A Phenomenological Combustion Model Including In-Cylinder Pollutants To Support Engine Control Optimisation Under Transient Conditions 2011-01-1837

Regulations in terms of pollutant emissions are becoming more and more constraining. The car manufacturers need to adopt a global optimisation approach of engine and exhaust after-treatment systems. An engine architecture definition coupled to an adapted control strategy seem to be an ideal way to address this issue. The problem is particularly complex, considering the trade off between the drivability which must be maintained, the reduction of the in-cylinder pollutant emissions, the reduction of the fuel consumption and the optimisation of the operating conditions to reach high conversion efficiencies via exhaust gas after-treatment systems. Sophisticated control strategies and models can only be developed with a complete understanding of the physical phenomena occurring in the combustion chamber, thanks to experimental measurements and engine system simulations. In this context, 0D predictive models of combustion and pollutant emissions, calibrated with experimental data on steady state operating conditions, are particularly interesting to perform a wide range of engine settings and configuration variations.

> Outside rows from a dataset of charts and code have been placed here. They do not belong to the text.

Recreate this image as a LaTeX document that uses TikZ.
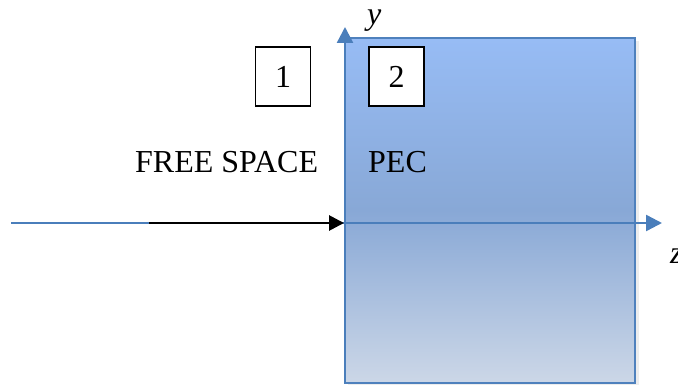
\documentclass[tikz,border=0pt]{standalone}
\usepackage{fontspec}
\setmainfont{Liberation Serif}
\usetikzlibrary{arrows.meta}
\definecolor{axisblue}{HTML}{4A7EBB}
\definecolor{edgeblue}{HTML}{4F81BD}
\definecolor{pectop}{HTML}{97BCF5}
\definecolor{pecmid}{HTML}{88A8D6}
\definecolor{pecbot}{HTML}{CCD7E7}
\tikzset{
  axis/.style={draw=axisblue, line width=2.4pt, -{Triangle[length=16pt,width=16pt]}},
  wave/.style={draw=black, line width=2.8pt, -{Triangle[length=15pt,width=15pt]}},
  labelbox/.style={draw=black, line width=1.3pt, fill=white, minimum width=55pt, minimum height=59pt, inner sep=0pt},
  txt/.style={font=\fontsize{32}{38}\selectfont, inner sep=0pt},
}
\begin{document}
\begin{tikzpicture}[x=1pt,y=-1pt]
  \useasboundingbox (0,0) rectangle (678,385);
  % conductor block with faint shadow
  \fill[black!7] (348,41) rectangle (639,386);
  \shade[top color=pectop, bottom color=pecbot, middle color=pecmid] (345,38) rectangle (635,383);
  \draw[edgeblue, line width=2.4pt] (345,38) rectangle (635,383);
  % axes
  \coordinate (zstart) at (11,223);
  \coordinate (zend) at (662,223);
  \coordinate (ystart) at (345,383);
  \coordinate (yend) at (345,27);
  \coordinate (wavestart) at (149,223);
  \coordinate (interface) at (344,223);
  \draw[axis] (zstart) -- (zend);
  \draw[axis] (ystart) -- (yend);
  \draw[wave] (wavestart) -- (interface);
  % region labels
  \node[labelbox, txt] (r1) at (283,76.5) {1};
  \node[labelbox, txt] (r2) at (396.5,76.5) {2};
  \node[txt, anchor=base west] (free) at (135,173) {FREE SPACE};
  \node[txt, anchor=base west] (pectext) at (368,173) {PEC};
  \node[txt, anchor=base west] (ylab) at (367,25) {\itshape y};
  \node[txt, anchor=base west] (zlab) at (670,263) {\itshape z};
\end{tikzpicture}
\end{document}
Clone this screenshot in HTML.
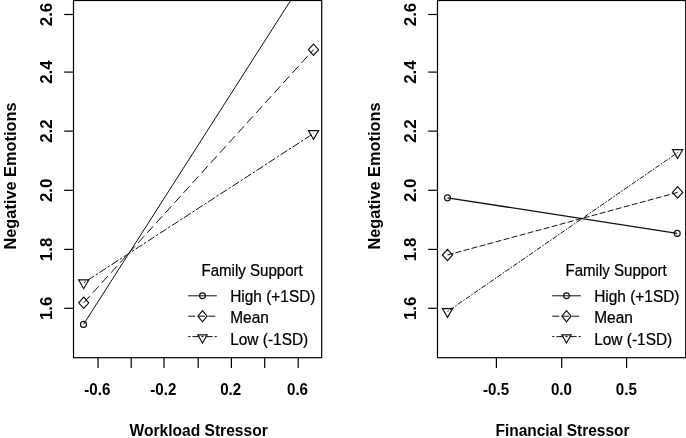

Indeed, these variations are difficult and expensive to perform at the testbed. Thus, this paper presents the validation of a developed combustion and pollutant emissions model in several operating conditions. As a first step, the numerical results concerning the cylinder pressures and the pollutant emissions (NO, CO, unburnt hydrocarbons and soot particles) are compared to experimental measurements in the complete range of engine speeds and loads, using a single cylinder simulator. Secondly, a variation of load at a constant engine speed is simulated thanks to a four-cylinder simulator including the whole airpath system. The results are then presented focusing on the pollutant emissions predictions of the simulator. Finally, a simulation of the NEDC cycle is proposed, thanks to a modelled version of the engine control and the vehicle. These simulations are performed under Real-Time conditions thanks to the xMOD environment [1].